(Figure scripts)
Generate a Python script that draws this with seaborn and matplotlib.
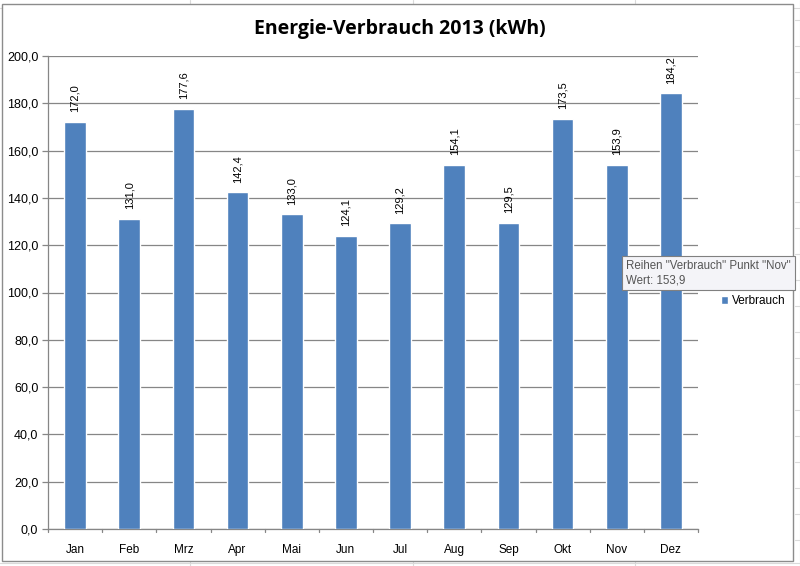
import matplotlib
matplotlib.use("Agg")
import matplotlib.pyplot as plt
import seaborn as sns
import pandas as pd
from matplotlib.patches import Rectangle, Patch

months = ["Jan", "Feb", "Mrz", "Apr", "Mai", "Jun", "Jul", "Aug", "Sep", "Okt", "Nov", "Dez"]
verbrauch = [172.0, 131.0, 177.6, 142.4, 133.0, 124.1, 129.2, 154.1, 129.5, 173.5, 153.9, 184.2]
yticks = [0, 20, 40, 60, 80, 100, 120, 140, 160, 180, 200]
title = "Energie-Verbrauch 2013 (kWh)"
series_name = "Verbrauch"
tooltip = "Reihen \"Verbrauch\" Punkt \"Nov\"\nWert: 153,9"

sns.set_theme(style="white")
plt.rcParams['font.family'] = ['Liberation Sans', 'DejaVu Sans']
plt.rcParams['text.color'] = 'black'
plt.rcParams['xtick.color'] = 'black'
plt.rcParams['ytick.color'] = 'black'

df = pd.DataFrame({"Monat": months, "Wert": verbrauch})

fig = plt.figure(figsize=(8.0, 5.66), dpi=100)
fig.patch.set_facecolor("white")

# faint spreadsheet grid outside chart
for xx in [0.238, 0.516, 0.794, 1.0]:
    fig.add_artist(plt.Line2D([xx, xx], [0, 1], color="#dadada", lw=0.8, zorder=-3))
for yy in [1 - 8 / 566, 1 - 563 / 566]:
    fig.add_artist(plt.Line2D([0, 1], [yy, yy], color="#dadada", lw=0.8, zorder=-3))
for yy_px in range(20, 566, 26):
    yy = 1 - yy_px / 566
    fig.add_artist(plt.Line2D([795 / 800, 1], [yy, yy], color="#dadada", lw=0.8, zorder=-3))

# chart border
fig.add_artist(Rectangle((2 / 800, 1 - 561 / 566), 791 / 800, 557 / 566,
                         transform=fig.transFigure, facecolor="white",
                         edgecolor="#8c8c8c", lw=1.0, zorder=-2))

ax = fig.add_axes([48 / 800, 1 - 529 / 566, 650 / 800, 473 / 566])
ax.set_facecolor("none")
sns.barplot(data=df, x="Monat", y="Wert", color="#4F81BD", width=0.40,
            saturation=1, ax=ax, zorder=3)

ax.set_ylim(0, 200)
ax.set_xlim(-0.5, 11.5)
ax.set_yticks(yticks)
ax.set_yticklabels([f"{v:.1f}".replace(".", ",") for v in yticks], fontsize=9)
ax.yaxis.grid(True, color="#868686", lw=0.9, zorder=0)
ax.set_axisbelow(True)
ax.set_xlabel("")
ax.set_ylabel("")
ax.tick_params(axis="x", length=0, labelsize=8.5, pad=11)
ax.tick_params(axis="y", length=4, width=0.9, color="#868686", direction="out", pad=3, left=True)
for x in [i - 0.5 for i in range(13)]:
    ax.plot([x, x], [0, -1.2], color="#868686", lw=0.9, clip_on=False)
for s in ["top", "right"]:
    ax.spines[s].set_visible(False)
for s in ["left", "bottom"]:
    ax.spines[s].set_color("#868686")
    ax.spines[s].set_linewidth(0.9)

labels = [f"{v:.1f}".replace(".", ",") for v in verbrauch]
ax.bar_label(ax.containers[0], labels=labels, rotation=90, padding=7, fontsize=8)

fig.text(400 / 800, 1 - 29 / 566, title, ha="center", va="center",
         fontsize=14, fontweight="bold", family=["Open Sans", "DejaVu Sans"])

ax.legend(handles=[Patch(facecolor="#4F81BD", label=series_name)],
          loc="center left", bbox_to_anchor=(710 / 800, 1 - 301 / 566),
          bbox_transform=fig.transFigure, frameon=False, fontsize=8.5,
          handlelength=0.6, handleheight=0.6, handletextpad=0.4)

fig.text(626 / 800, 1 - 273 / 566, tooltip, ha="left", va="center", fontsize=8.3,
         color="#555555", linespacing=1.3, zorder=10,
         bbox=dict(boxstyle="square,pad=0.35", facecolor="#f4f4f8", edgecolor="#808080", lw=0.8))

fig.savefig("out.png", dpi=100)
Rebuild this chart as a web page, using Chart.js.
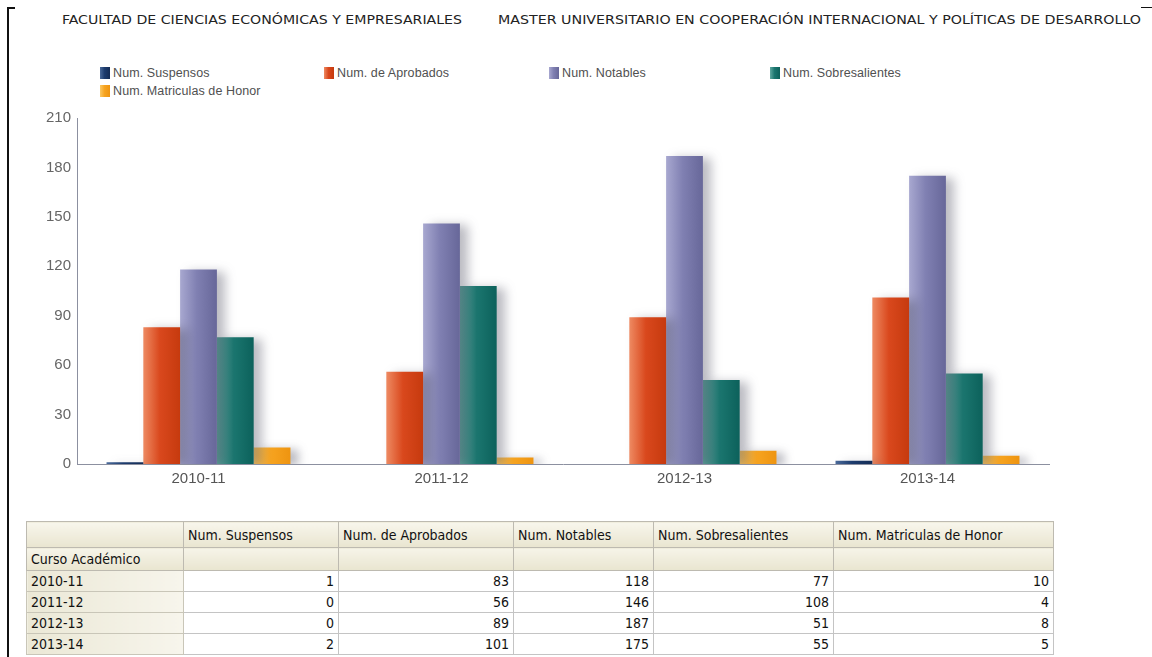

REQUIREMENT: Give only the number of lines in the entries that contain "this".

WRITTEN SOLUTION: 2